Alberta gives new birth certificate to 12-year-old boy who was born a girl


Alberta gives new birth certificate to 12-year-old boy who was born a girl

EDMONTON – A 12-year-old transgender Alberta boy has been granted a new birth certificate that recognizes him as male.

Wren Kauffman was presented with the new document on Sunday in Edmonton during a Pride festival brunch hosted by the city’s mayor.

The province’s culture minister, Heather Klimchuk, made the presentation.

A spokesperson for the minister says the new certificate simply has a “M” instead of an “F.”

Kauffman had filed a complaint with the Alberta Human Rights Commission over the inability to change the sex on his birth certificate.

Alberta law states that transgender persons must have reassignment surgery before they can change the sex on their birth certificates, but Premier Dave Hancock said in April that the surgery requirement will be dropped.

Wren, who was born a girl, had said it was stressful being listed as female.

A week after Hancock made the announcement, a judge ruled that the Alberta law dealing with birth certificates violates the rights of transgender people.

In the 1970s, most provinces changed their laws so people could change their birth certificates after sex reassignment surgery. The revision left out transgender children, because people must be at least 18 to be eligible for the surgery.

Ontario revised its law following a human rights tribunal ruling in 2012 that declared it discriminatory to require an actual sex-change operation for a transgender woman who wanted to switch to female from male on her birth certificate.

It now allows a change with a note from a doctor or psychologist testifying to a person’s “gender identity,” but the province set an age limit of 18 and over and said it needed more time to consider the issue.

Other human rights complaints have also been filed in at least three other provinces: British Columbia, Saskatchewan and Manitoba.


Hmm… I am not sure how I feel about this. If someone is living full-time as the sex not listed on their birth certificate, and their doctor(s) can verify that they are on track to receive the surgery, then I can see the wisdom of allowing the change in the sex marker.
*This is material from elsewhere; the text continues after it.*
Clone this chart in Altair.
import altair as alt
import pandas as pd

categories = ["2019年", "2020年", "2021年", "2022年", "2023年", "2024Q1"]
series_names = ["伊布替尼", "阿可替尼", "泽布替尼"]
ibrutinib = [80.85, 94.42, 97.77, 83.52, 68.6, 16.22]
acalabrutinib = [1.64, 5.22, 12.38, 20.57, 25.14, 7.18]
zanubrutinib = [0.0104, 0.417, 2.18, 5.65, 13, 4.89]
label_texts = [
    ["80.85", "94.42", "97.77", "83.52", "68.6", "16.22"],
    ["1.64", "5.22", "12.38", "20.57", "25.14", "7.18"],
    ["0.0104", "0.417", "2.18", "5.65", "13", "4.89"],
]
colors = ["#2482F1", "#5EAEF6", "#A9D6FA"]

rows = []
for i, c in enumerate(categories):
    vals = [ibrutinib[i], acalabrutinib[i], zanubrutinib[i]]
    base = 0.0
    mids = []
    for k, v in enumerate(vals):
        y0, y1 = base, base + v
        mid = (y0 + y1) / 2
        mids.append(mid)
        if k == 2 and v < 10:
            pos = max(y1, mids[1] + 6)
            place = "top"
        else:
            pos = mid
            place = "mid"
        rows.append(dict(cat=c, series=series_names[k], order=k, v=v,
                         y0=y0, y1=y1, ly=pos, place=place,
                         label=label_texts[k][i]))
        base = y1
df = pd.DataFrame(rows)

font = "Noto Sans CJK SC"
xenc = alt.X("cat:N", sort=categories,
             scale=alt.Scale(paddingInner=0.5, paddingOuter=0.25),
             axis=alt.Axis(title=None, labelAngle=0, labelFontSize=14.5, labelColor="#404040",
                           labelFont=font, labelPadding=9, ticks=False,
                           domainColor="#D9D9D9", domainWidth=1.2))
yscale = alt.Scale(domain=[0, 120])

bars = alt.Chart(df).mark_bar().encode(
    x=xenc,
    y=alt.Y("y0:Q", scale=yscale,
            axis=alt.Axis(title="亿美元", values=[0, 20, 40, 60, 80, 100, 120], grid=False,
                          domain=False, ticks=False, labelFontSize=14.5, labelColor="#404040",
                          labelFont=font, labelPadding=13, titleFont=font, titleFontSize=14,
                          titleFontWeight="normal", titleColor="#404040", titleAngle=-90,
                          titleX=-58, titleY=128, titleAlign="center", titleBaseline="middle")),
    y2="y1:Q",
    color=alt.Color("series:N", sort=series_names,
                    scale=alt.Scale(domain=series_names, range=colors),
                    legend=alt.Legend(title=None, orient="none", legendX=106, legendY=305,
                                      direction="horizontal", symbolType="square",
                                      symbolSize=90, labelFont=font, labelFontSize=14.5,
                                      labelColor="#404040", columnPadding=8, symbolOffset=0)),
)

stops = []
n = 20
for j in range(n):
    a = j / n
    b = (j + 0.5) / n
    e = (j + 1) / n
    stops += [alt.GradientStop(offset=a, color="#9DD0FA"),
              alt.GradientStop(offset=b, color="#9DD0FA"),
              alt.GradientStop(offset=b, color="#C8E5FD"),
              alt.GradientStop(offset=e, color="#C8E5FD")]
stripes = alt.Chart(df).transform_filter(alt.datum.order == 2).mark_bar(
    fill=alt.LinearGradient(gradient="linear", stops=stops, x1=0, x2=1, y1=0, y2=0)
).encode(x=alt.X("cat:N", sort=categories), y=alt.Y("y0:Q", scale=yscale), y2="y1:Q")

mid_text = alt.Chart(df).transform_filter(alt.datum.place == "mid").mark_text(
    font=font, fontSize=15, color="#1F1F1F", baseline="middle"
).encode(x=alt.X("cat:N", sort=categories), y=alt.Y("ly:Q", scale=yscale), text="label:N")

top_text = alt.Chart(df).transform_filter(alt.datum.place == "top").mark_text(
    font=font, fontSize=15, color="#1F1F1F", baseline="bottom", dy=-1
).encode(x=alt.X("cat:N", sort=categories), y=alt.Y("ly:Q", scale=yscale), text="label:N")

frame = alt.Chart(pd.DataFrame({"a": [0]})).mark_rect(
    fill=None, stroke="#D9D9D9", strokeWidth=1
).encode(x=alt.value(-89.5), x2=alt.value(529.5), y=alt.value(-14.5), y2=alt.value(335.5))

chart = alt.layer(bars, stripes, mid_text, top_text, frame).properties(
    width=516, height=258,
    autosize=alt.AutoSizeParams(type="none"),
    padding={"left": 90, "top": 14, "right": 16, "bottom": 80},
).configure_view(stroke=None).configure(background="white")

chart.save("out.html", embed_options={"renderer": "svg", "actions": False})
However, I think a 12 year old may be too young to make such a commitment. Besides, doesn’t a public ceremony, which is advertised in the press, kind of undermine the goal of changing the sex marker? If everyone knows that an individual was born as a girl, does changing the birth certificate to male really make a difference.

At this stage, wouldn’t changing the first name make more sense? The name “Wren” is feminine and will raise questions in the minds of others. This will prompt them to scrutinize the individual more closely, possibly blowing their cover. I am thinking that the boy may be better off choosing a name which is more traditionally male.
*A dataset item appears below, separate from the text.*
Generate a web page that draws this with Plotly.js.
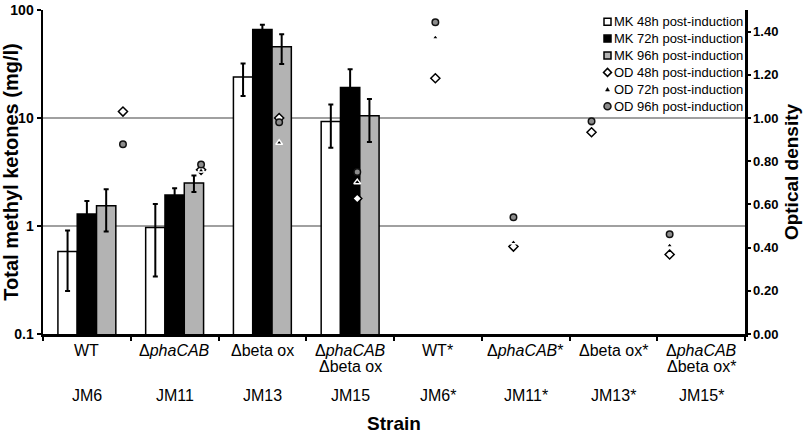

I have heard it all now; changing the sex on a birth certificate to match one’s perceived sex?

What next?


Transgender aside…12??? Seriously?

Some 12 year olds want to be princesses should we change their title from Miss to HRH?


Politicians falling over themselves to be viewed as “politically correct” by constituents. We live in that awkward political age when peer pressure means everything and politicians will do everything to avoid being perceived as “different” by voters. Courage, leadership and reason have abdicated and we are left with the bland leading the blind.


I haven’t read the decision but if this decision allows a person to modify the sex on their birth certificate based solely on their perception and a simple doctir’s note that is a big time slippery slop, specially at 12. At which point you put limits on it? I don’t think too many people have thought about all the repercutions this decision may have.